The two sides agreed to reconvene on Tuesday in the rebel stronghold Bouake to begin detailed negotiations on disarmament, joint military leadership and reform of the armed forces.

''I am very satisfied. The way in which the talks unfolded augurs better days ahead,'' Defence Minister Rene Aphing Kouassi said after the meeting at a huge glass-and-marble conference centre.

Ivory Coast, the world's largest cocoa producer, has been split in two since a 2002 uprising by northern rebels against President Laurent Gbagbo.

A brief war ended in 2003, leaving 7,000 United Nations troops and a 4,000-strong French force patrolling a buffer zone between the two sides.

The talks were held at a complex housing a peace foundation endowed by Ivory Coast's first president, Felix Houphouet-Boigny, in Yamoussoukro -- some 250 km north of the main city Abidjan.

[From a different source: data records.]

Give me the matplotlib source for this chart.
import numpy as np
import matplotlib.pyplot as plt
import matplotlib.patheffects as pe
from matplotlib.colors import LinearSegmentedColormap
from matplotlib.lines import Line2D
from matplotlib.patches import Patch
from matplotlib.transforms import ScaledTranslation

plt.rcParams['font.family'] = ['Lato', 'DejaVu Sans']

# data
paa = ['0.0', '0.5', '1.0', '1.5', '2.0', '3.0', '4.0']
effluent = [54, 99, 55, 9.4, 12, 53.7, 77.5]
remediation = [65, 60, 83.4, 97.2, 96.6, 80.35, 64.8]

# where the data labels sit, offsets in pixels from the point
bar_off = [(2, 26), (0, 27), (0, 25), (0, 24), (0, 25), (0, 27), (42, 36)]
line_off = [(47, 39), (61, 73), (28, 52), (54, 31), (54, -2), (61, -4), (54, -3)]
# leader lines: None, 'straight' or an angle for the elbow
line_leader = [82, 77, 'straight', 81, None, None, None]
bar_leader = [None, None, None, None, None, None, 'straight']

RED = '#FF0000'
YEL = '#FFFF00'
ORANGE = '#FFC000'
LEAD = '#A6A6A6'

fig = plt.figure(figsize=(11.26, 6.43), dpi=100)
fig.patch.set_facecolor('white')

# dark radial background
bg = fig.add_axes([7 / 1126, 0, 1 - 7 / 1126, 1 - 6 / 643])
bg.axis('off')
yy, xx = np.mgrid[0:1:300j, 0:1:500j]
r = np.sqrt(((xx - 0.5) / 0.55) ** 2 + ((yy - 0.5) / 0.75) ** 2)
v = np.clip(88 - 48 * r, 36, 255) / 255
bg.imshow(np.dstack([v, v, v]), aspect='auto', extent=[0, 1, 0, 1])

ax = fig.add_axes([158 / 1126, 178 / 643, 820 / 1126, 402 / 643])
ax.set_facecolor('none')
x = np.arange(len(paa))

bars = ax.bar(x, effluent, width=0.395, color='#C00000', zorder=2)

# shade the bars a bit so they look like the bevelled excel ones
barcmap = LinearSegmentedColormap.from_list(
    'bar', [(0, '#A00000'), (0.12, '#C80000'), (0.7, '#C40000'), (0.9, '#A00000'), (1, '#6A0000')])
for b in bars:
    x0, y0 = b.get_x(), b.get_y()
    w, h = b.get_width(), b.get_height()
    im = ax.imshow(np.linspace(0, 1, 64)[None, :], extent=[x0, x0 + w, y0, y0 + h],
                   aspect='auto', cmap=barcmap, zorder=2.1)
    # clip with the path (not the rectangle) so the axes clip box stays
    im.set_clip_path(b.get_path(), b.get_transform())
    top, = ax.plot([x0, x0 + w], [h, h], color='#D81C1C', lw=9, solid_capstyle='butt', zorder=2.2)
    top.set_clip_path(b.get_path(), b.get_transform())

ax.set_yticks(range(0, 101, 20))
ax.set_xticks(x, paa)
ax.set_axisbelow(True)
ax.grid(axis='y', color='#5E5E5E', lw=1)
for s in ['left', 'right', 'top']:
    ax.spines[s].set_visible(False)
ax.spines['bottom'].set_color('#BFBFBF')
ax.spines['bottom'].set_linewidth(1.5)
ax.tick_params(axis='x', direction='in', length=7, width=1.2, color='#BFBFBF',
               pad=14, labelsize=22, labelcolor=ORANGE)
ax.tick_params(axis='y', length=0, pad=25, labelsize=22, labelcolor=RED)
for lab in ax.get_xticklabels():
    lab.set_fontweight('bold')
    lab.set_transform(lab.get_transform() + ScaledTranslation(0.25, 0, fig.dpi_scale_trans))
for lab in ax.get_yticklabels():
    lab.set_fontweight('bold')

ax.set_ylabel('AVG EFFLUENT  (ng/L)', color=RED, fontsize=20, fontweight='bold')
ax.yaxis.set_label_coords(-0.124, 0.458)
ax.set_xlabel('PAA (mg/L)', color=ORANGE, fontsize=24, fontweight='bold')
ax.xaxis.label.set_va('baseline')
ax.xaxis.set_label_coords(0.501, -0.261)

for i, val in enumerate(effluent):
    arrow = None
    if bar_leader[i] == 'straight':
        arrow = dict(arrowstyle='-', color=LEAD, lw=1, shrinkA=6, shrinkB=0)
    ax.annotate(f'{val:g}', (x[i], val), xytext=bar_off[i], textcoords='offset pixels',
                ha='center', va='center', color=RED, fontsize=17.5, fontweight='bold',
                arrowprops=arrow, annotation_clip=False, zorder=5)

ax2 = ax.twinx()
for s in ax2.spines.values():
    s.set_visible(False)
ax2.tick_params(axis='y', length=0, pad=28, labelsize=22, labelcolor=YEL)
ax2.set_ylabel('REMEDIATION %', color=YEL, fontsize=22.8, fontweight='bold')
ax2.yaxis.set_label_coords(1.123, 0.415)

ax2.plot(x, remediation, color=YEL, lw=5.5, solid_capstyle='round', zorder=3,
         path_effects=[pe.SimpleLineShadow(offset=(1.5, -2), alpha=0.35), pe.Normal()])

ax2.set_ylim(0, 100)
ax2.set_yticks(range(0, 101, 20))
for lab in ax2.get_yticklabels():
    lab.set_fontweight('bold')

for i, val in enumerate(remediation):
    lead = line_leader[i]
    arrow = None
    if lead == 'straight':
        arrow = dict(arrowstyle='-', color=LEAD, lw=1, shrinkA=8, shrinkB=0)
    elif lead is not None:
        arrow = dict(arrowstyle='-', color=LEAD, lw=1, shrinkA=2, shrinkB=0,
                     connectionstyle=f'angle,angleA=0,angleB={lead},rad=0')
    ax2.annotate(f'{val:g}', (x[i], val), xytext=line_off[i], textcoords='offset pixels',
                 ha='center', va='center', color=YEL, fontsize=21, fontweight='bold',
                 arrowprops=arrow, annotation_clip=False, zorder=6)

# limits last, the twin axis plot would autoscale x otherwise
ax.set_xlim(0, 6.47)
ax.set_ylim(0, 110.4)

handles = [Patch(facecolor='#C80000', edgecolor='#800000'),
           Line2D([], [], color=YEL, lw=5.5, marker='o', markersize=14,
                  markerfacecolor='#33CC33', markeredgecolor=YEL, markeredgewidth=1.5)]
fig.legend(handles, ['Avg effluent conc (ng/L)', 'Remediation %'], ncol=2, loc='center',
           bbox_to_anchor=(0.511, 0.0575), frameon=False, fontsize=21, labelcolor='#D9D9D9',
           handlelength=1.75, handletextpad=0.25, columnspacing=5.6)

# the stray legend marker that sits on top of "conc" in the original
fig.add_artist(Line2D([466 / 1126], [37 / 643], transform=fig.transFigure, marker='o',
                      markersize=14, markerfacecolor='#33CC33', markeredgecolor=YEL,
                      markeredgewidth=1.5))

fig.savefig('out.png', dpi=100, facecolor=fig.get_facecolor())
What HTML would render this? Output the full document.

The meeting was the latest sign of a growing detente since a new Prime Minister Charles Konan Banny, took office in December under a UN-backed plan, with a strong international mandate to organise National Elections by October.

Efforts to reunite the country, once West Africa's political and economic powerhouse, have been dogged by delays, political squabbling and on-off violence.

Banny organised a landmark meeting in February between Gbagbo and the rebels' political head Guillaume Soro, the first on Ivorian soil. The talks paved the way for Soro to return to a unity government this month, and for today's meeting.

''For me, your presence here is a concrete demonstration of your common will to progress toward peace,'' Banny told the delegates before the talks.

''Your presence symbolises the hope of a resolution to this crisis: a happy resolution is possible,'' said Banny, who did not enter the meeting.

The UN-backed roadmap, hammered out in October, called for disarmament and elections within 12 months to bring peace to the former French colony.

National polls had originally been due in October 2005 but were delayed when rebels pulled out, despite international pressure, saying Gbagbo would cheat.

At February's meeting, Gbagbo and Soro agreed to issue new identity cards to citizens requiring them at the elections -- a key demand of the rebels, who said thousands of northerners lack adequate papers.

The divisive issue of who should sit on the country's independent electoral commission has also been quietly resolved under Banny's stewardship.